È scattato ufficialmente da qualche giorno il conto alla rovescia che porterà il 23 giugno prossimo al referendum britannico sull’uscita dall’Unione Europea.
Per l’Europa è una zavorra non indifferente, visti i tempi che corrono: la crisi economica da cui il continente non riesce ancora a uscire; l’instabilità del suo sistema finanziario (i crolli in Borsa che hanno colpito le banche nelle settimane scorse ne sono una prova); le rischiose fughe in avanti di diversi Paesi europei sul tema dei controlli alle frontiere contro i migranti (l’Austria ne è l’ultimo esempio in ordine di tempo); e infine, l’intensificarsi delle operazioni militari in Libia, un Paese a rischio dissoluzione che si trova alle porte dell’Europa.
In questo contesto il 23 giugno i sudditi britannici andranno a votare per decidere se restare o uscire dall’Unione europea. Il primo ministro britannico David Cameron la settimana scorsa ha negoziato con i leader europei una serie di nuove eccezioni al suo status di Paese membro, nel caso vincessero i sì all’Unione europea. Nel caso contrario si aprirebbe una complessa e lunga trattativa per la separazione tra Londra e Bruxelles. Qualunque risultato ci sarà al referendum, la situazione attuale nei rapporti tra Gran Bretagna e Unione europea è destinata a cambiare.
Memos ne ha parlato con David Ellwood, esperto di relazioni internazionali della Johns Hopkins University di Bologna, e con Tommaso Frattini, economista dell’Università degli Studi di Milano e collaboratore del Center for Research and Analysis dell’University College di Londra.

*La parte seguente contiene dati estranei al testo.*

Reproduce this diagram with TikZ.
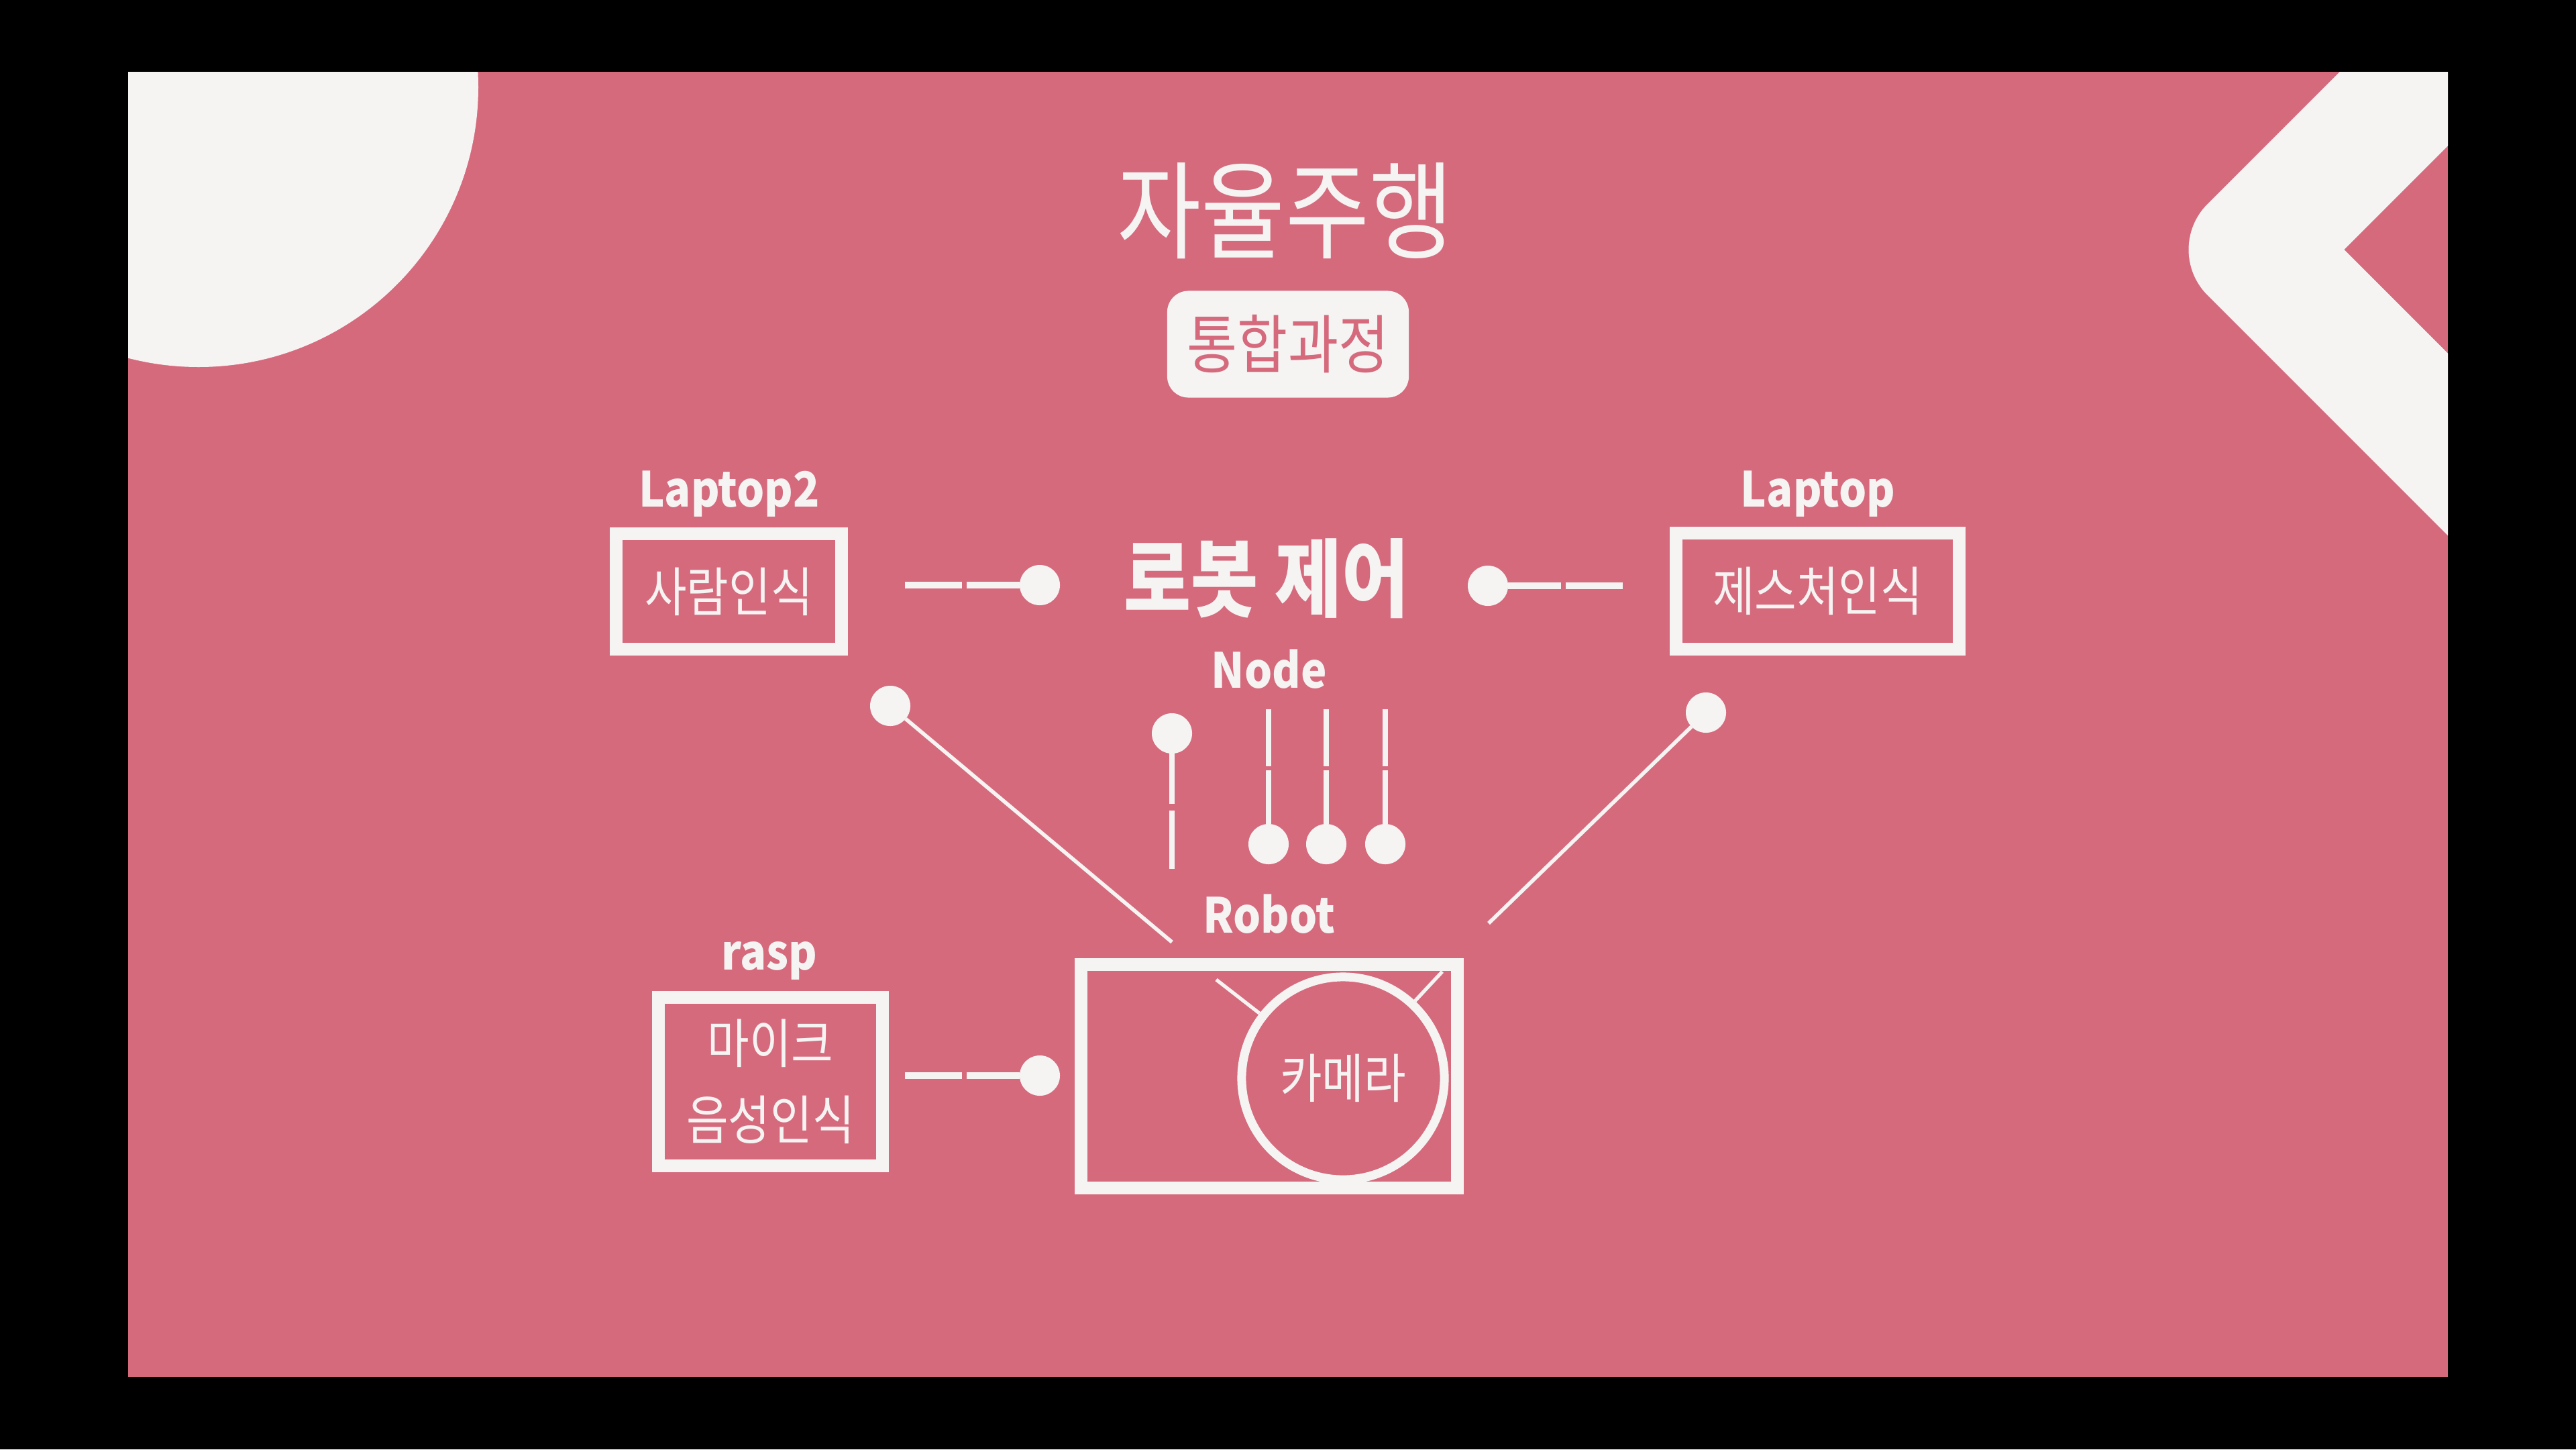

Il referendum è stato voluto dal primo ministro David Cameron che comunque si spenderà per il “Sì”, nonostante il suo partito conservatore presenti forti defezioni: il sindaco di Londra Boris Johnson e alcuni ministri del governo.
Il professor Ellwood ricorda che il partito conservatore britannico «da anni è diviso sull’appartenenza all’Unione europea. Poi recentemente, con la nascita dello Ukip di Farrage, un partito antieuropeo, Cameron si è sentito vulnerabile su questo fronte. Se a ciò – prosegue Ellwood – aggiungiamo che tutti i grandi giornali sono a favore del distacco dall’Europa, ecco che il premier britannico si è sentito in obbligo di sciogliere il nodo e risolvere la questione del rapporto con l’Europa una volta per sempre».
A chi conviene l’uscita della Gran Bretagna dall’Unione Europea?
«È difficile dirlo», risponde il professore della Johns Hopkins di Bologna. «Siamo in un’epoca di populismi, di protezionismo in cui ogni nazione si chiude in sé di fronte alle paure provocate dalla recessione. L’integrazione europea è un progetto dei tempi buoni, in cui l’economia nazionale e internazionale è in espansione. Se guardiamo al “big business”, alla grandi aziende, i grandi enti transnazionali, tutti loro tendono a saper gestire l’interdipendenza. Invece le forze popolari vedono minacce, invasioni. Le parole che ricorrono di più nei loro discorsi sono sovranità e democrazia».
Giriamo la stessa domanda – a chi giova l’uscita della Gran Bretagna dall’Unione Europea – al professor Tommaso Frattini. «Credo che finirebbe per giovare a ben pochi», sostiene l’economista. Direi che sarebbe dannoso per la Gran Bretagna dal punto di vista economico. E ciò rappresenterebbe il costo maggiore. Sarebbe poi dannoso per il processo di integrazione politica europea che ne uscirebbe indebolito. Un’eventuale uscita della Gran Bretagna – prosegue Frattini – rischierebbe di innescare delle pulsioni che potrebbero portare ad uno smembramento dell’intera Unione Europea».